>> Start RAW RECORDS

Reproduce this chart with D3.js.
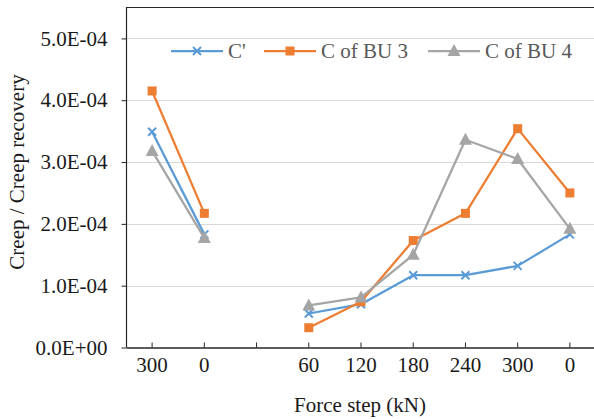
<!DOCTYPE html>
<html>
<head>
<meta charset="utf-8">
<script src="https://cdn.jsdelivr.net/npm/d3@7"></script>
<style>
  body { margin: 0; background: #fff; }
  svg { display: block; font-family: "Liberation Serif", "Times New Roman", serif; }
</style>
</head>
<body>
<svg width="594" height="419"></svg>
<script>
// categories on the x axis (one empty slot between the two load phases)
var forceSteps = ["300", "0", "", "60", "120", "180", "240", "300", "0"];

// series values (null = no point)
var cPrime = [3.49e-4, 1.83e-4, null, 5.5e-5, 7.0e-5, 1.17e-4, 1.17e-4, 1.32e-4, 1.83e-4];
var cBU3   = [4.15e-4, 2.17e-4, null, 3.2e-5, 7.4e-5, 1.73e-4, 2.17e-4, 3.54e-4, 2.50e-4];
var cBU4   = [3.18e-4, 1.77e-4, null, 6.8e-5, 8.1e-5, 1.50e-4, 3.36e-4, 3.05e-4, 1.92e-4];

var yTicks = [0, 1e-4, 2e-4, 3e-4, 4e-4, 5e-4];
var seriesNames = ["C'", "C of BU 3", "C of BU 4"];

var series = [
  { name: seriesNames[0], values: cPrime, color: "#5B9BD5", marker: "cross" },
  { name: seriesNames[1], values: cBU3, color: "#ED7D31", marker: "square" },
  { name: seriesNames[2], values: cBU4, color: "#A5A5A5", marker: "triangle" }
];

var svg = d3.select("svg"),
    plotLeft = 126, plotRight = 596, plotTop = 7.5, plotBottom = 347.5;

var x = d3.scaleBand().domain(d3.range(forceSteps.length)).range([plotLeft, plotRight]).padding(0),
    y = d3.scaleLinear().domain([0, 5.5e-4]).range([plotBottom, plotTop]);

function cx(i) { return x(i) + x.bandwidth() / 2; }

// gridlines
svg.append("g")
  .selectAll("line")
  .data(yTicks.slice(1))
  .enter().append("line")
  .attr("x1", plotLeft).attr("x2", plotRight)
  .attr("y1", function (d) { return Math.round(y(d)) + 0.5; })
  .attr("y2", function (d) { return Math.round(y(d)) + 0.5; })
  .attr("stroke", "#d9d9d9").attr("stroke-width", 1);

// plot frame (top and left)
svg.append("path")
  .attr("d", "M" + (plotLeft + 0.5) + "," + plotBottom + "V" + plotTop + "H" + plotRight)
  .attr("fill", "none").attr("stroke", "#262626").attr("stroke-width", 1.2);

// y axis
var yAxis = svg.append("g")
  .attr("transform", "translate(" + (plotLeft + 0.5) + ",0)")
  .call(d3.axisLeft(y).tickValues(yTicks).tickSize(5).tickPadding(14)
    .tickFormat(function (d) { return d === 0 ? "0.0E+00" : d.toExponential(1).replace("e-", "E-0"); }));
yAxis.select(".domain").remove();
yAxis.selectAll(".tick line").attr("stroke", "#262626");
yAxis.selectAll("text").attr("font-size", 21).attr("fill", "#1a1a1a")
  .attr("font-family", "Liberation Serif, serif");

// x axis
var xAxis = svg.append("g")
  .attr("transform", "translate(0," + plotBottom + ")")
  .call(d3.axisBottom(x).tickSize(-5).tickPadding(10).tickSizeOuter(0)
    .tickFormat(function (i) { return forceSteps[i]; }));
xAxis.select(".domain").attr("stroke", "#262626").attr("stroke-width", 1.3);
xAxis.selectAll(".tick line").attr("stroke", "#262626");
xAxis.selectAll("text").attr("font-size", 21).attr("fill", "#1a1a1a")
  .attr("font-family", "Liberation Serif, serif");

// axis titles
svg.append("text")
  .attr("x", 360).attr("y", 412)
  .attr("text-anchor", "middle").attr("font-size", 21).attr("fill", "#1a1a1a")
  .text("Force step (kN)");

svg.append("text")
  .attr("transform", "translate(24,172) rotate(-90)")
  .attr("text-anchor", "middle").attr("font-size", 21).attr("fill", "#1a1a1a")
  .text("Creep / Creep recovery");

// marker drawing
function drawMarker(sel, type, color) {
  if (type === "cross") {
    sel.append("path")
      .attr("d", "M-4,-4L4,4M-4,4L4,-4")
      .attr("stroke", color).attr("stroke-width", 2).attr("fill", "none");
  } else if (type === "square") {
    sel.append("rect")
      .attr("x", -4.5).attr("y", -4.5).attr("width", 9).attr("height", 9)
      .attr("fill", color);
  } else {
    sel.append("path")
      .attr("d", "M0,-7L6.5,5L-6.5,5Z")
      .attr("fill", color);
  }
}

var line = d3.line()
  .defined(function (d) { return d != null; })
  .x(function (d, i) { return cx(i); })
  .y(function (d) { return y(d); });

series.forEach(function (s) {
  var g = svg.append("g");
  g.append("path")
    .datum(s.values)
    .attr("d", line)
    .attr("fill", "none")
    .attr("stroke", s.color)
    .attr("stroke-width", 2.25)
    .attr("stroke-linejoin", "round");
  g.selectAll(".pt")
    .data(s.values.map(function (v, i) { return { v: v, i: i }; })
      .filter(function (d) { return d.v != null; }))
    .enter().append("g")
    .attr("class", "pt")
    .attr("transform", function (d) { return "translate(" + cx(d.i) + "," + y(d.v) + ")"; })
    .each(function () { drawMarker(d3.select(this), s.marker, s.color); });
});

// legend
var legendX = [171, 264, 428];
var legend = svg.append("g").attr("transform", "translate(0,51)");
series.forEach(function (s, k) {
  var lg = legend.append("g").attr("transform", "translate(" + legendX[k] + ",0)");
  lg.append("line").attr("x1", 0).attr("x2", 52).attr("y1", 0).attr("y2", 0)
    .attr("stroke", s.color).attr("stroke-width", 2.25);
  drawMarker(lg.append("g").attr("transform", "translate(26,0)"), s.marker, s.color);
  lg.append("text")
    .attr("x", 57).attr("y", 0).attr("dy", "0.35em")
    .attr("font-size", 21).attr("fill", "#595959")
    .text(s.name);
});
</script>
</body>
</html>
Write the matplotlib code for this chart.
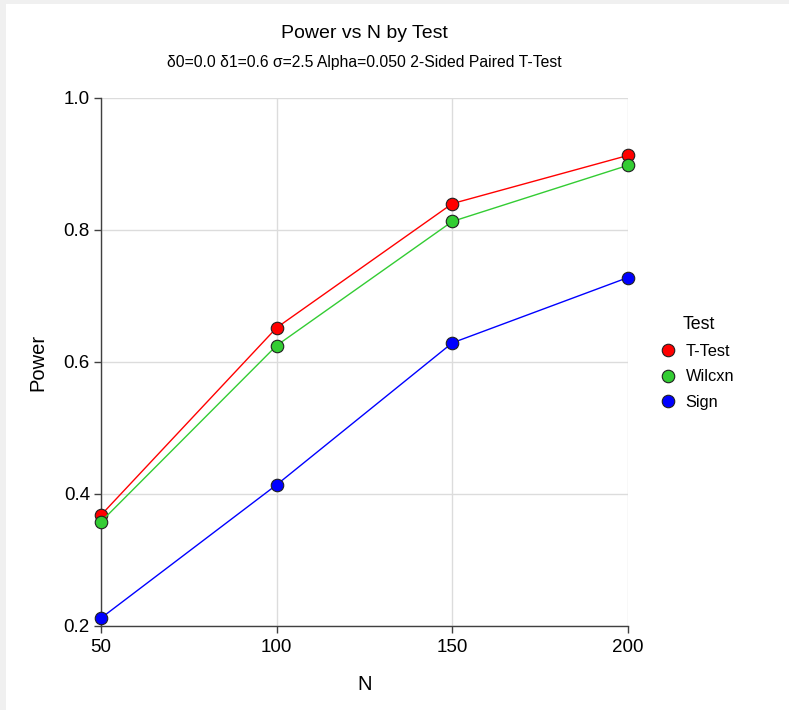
import matplotlib.pyplot as plt
from matplotlib.patches import Rectangle

plt.rcParams['font.family'] = ['Liberation Sans', 'DejaVu Sans']

# power values by sample size
n_values = [50, 100, 150, 200]
t_test = [0.368, 0.652, 0.840, 0.913]
wilcxn = [0.358, 0.625, 0.813, 0.898]
sign = [0.212, 0.414, 0.629, 0.728]

series = [("T-Test", t_test, "#ff0000"),
          ("Wilcxn", wilcxn, "#33cc33"),
          ("Sign", sign, "#0000ff")]

fig = plt.figure(figsize=(7.89, 7.10), dpi=100)
fig.patch.set_facecolor("#f0f0f0")
# white panel inside the grey frame
panel = Rectangle((6 / 789, 0), 1, 1 - 4 / 710, transform=fig.transFigure,
                  facecolor="white", edgecolor="none", zorder=-10)
fig.add_artist(panel)

ax = fig.add_axes([101 / 789, 1 - 626 / 710, 527 / 789, 528 / 710])
ax.set_zorder(1)
ax.set_facecolor("white")

for name, vals, col in series:
    ax.plot(n_values, vals, color=col, lw=1.0, marker="o", markersize=9,
            markerfacecolor=col, markeredgecolor="#202020",
            markeredgewidth=0.8, label=name, clip_on=False, zorder=3)

ax.set_xlim(50, 200)
ax.set_ylim(0.2, 1.0)
ax.set_xticks(n_values)
ax.set_yticks([0.2, 0.4, 0.6, 0.8, 1.0])
ax.set_yticklabels(["0.2", "0.4", "0.6", "0.8", "1.0"])
ax.grid(True, color="#dcdcdc", lw=1.0)
ax.set_axisbelow(True)

for s in ["top", "right"]:
    ax.spines[s].set_visible(False)
for s in ["left", "bottom"]:
    ax.spines[s].set_color("#404040")
    ax.spines[s].set_linewidth(1.0)
ax.tick_params(direction="out", length=5, width=1, color="#404040",
               labelsize=13.5, pad=3)
ax.tick_params(axis="x", pad=4)

ax.set_xlabel("N", fontsize=14.5, labelpad=14)
ax.set_ylabel("Power", fontsize=14.5, labelpad=12)

xc = (101 + 628) / 2 / 789
fig.text(xc, 1 - 33 / 710, "Power vs N by Test", ha="center", va="center",
         fontsize=14)
fig.text(xc, 1 - 63 / 710,
         "δ0=0.0 δ1=0.6 σ=2.5 Alpha=0.050 2-Sided Paired T-Test",
         ha="center", va="center", fontsize=11.3)

leg = ax.legend(title="Test", loc="center left",
                bbox_to_anchor=(648 / 789, 1 - 363 / 710),
                bbox_transform=fig.transFigure, frameon=False,
                fontsize=11.8, title_fontsize=12.8, handlelength=0.6,
                handletextpad=0.8, labelspacing=0.65)

plt.savefig("out.png", dpi=100, facecolor=fig.get_facecolor())
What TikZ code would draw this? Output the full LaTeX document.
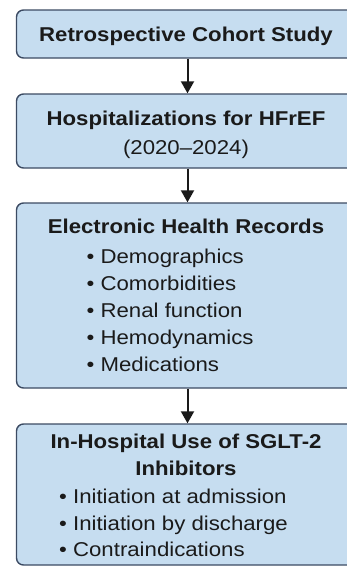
\documentclass[tikz,border=0pt]{standalone}
\usepackage{fontspec}
\setmainfont{Liberation Sans}[FakeStretch=1.11]
\usetikzlibrary{arrows.meta}
\definecolor{boxfill}{HTML}{C6DDF0}
\definecolor{boxline}{HTML}{3C4B63}
\definecolor{ink}{HTML}{1A1A1A}
\begin{document}
\begin{tikzpicture}[x=1pt,y=-1pt,
  stagebox/.style={draw=boxline, fill=boxfill, line width=1.4pt,
    rounded corners=7pt, minimum width=342pt, inner sep=0pt},
  headline/.style={anchor=base, inner sep=0pt, font=\fontsize{20}{27}\selectfont\bfseries, text=ink},
  subline/.style={anchor=base, inner sep=0pt, font=\fontsize{20}{27}\selectfont, text=ink},
  itemline/.style={anchor=base west, inner sep=0pt, font=\fontsize{20}{27}\selectfont, text=ink},
  flow/.style={line width=2pt, draw=ink, -{Triangle[width=13pt,length=12pt]}}]
\useasboundingbox (0,0) rectangle (347,566);
\clip (0,0) rectangle (347,566);

% stage boxes
\node[stagebox, minimum height=48pt]  (study)   at (187.5,34)    {};
\node[stagebox, minimum height=74pt]  (hosp)    at (187.5,131)   {};
\node[stagebox, minimum height=185pt] (ehr)     at (187.5,295.5) {};
\node[stagebox, minimum height=141pt] (sglt)    at (187.5,494.5) {};

% box texts
\node[headline] (t1) at (186,41.5) {Retrospective Cohort Study};

\node[headline] (t2) at (186,125) {Hospitalizations for HFrEF};
\node[subline]  (t2b) at (186,154) {(2020–2024)};

\node[headline] (t3) at (186,233) {Electronic Health Records};
\node[itemline] (e1) at (86.5,263) {• Demographics};
\node[itemline] (e2) at (86.5,290) {• Comorbidities};
\node[itemline] (e3) at (86.5,317) {• Renal function};
\node[itemline] (e4) at (86.5,344) {• Hemodynamics};
\node[itemline] (e5) at (86.5,371) {• Medications};

\node[headline] (t4)  at (186,448.5) {In-Hospital Use of SGLT-2};
\node[headline] (t4b) at (186,475) {Inhibitors};
\node[itemline] (s1) at (59,503) {• Initiation at admission};
\node[itemline] (s2) at (59,530) {• Initiation by discharge};
\node[itemline] (s3) at (59,556.5) {• Contraindications};

% connectors
\draw[flow] (study.south) -- (hosp.north);
\draw[flow] (hosp.south) -- (ehr.north);
\draw[flow] (ehr.south) -- (sglt.north);
\end{tikzpicture}
\end{document}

>> End RAW RECORDS

## [WHAT THE EXERCISE ASKS]
Search the entries for the word "chart" and copy every line that has it.

## [CORRECT ANSWER]
Reproduce this chart with D3.js.
Write the matplotlib code for this chart.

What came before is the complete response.